I was flipping through the book The Natural Way to Draw by Nicolaides today, and found this instruction in the very first exercise:
Place the point of your pencil on the paper. Without taking your eyes off the model, wait until you are convinced that the pencil is touching that point on the model upon which your eyes are fastened.
...keep the conviction that the pencil point is actually touching the contour. Be guided more by the sense of touch than by sight.
He says this THREE times in the instructions for the contour drawing exercise: "Be convinced you are touching the model". He even puts it in all caps at one point.
I did the exercise per the instructions, and did pause to try to believe that I was touching my subject. In this drawing, it was three glass bottles, and I started at the top lip of the tallest bottle, and paused there thinking about touching it: cool smooth blue glass.
Nicolaides talks later about running your fingers over a surface, first fast and then slow, before you draw it. There is also a bit of luridness about this touching stuff, because he mostly assuming you are drawing a live, nude model. That might heighten the sensations of touching! My glass bottles aren't quite as compelling as touching someone's naked arm, but the concept still worked.

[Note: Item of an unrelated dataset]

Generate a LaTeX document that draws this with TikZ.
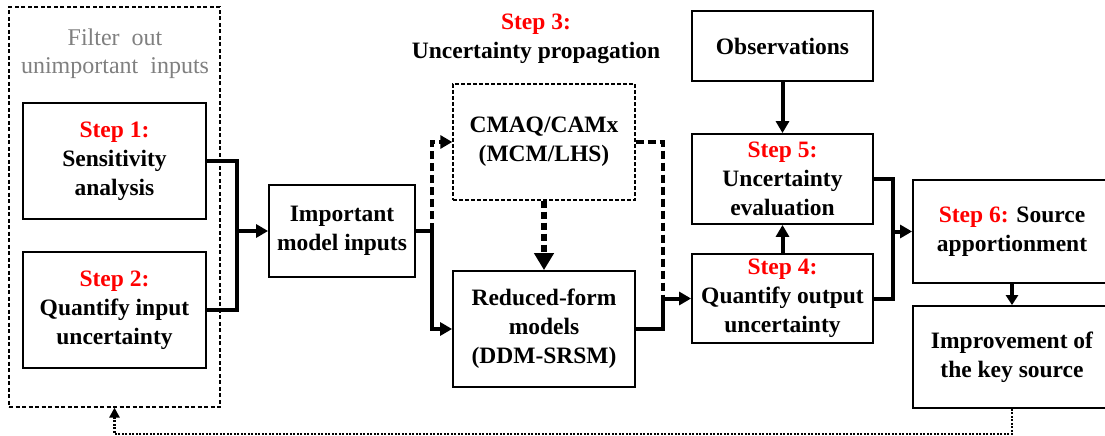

I'm still not sure what, entirely, to make of this drawing from touch idea, but it is really interesting. It does affect how you make lines, and it brings your focus and your senses much more into play as you — or at least as I — draw. In other words, it works.
I'm starting to see how it is really critical to learn how to make different kinds of lines. When you learn how to do that, you can convey touch — a wooly sweater versus a slick leather coat — in a line. And you don't have to overdo it. You don't want to overdo it, and even trying to do it will make you overdo it. But if you are thinking "smooth leather" while you make the line, experiencing the seeing of the line as if you were touching it — you make a smooth leather line. And if you focus on the nubbly wooliness of a sweater, you can do that too. But if you get too committed to trying to show it, you muss it up — like messing up a tree limb of leaves by trying to draw each individual leaf.
There is a sensory phenomena called synesthesia which is not unlike this touching with your eyes idea. Synethesia is experiencing feelings or sounds with colors — like feeling blue, or blue jazz. It is most often experienced as linking letters or numbers with colors. It is not the same thing as touching your drawing subject with your pencil as you draw something, but the two ideas are on the edges of a very interesting landscape.
Anyway — this is a good trick, and it has helped me draw a little better.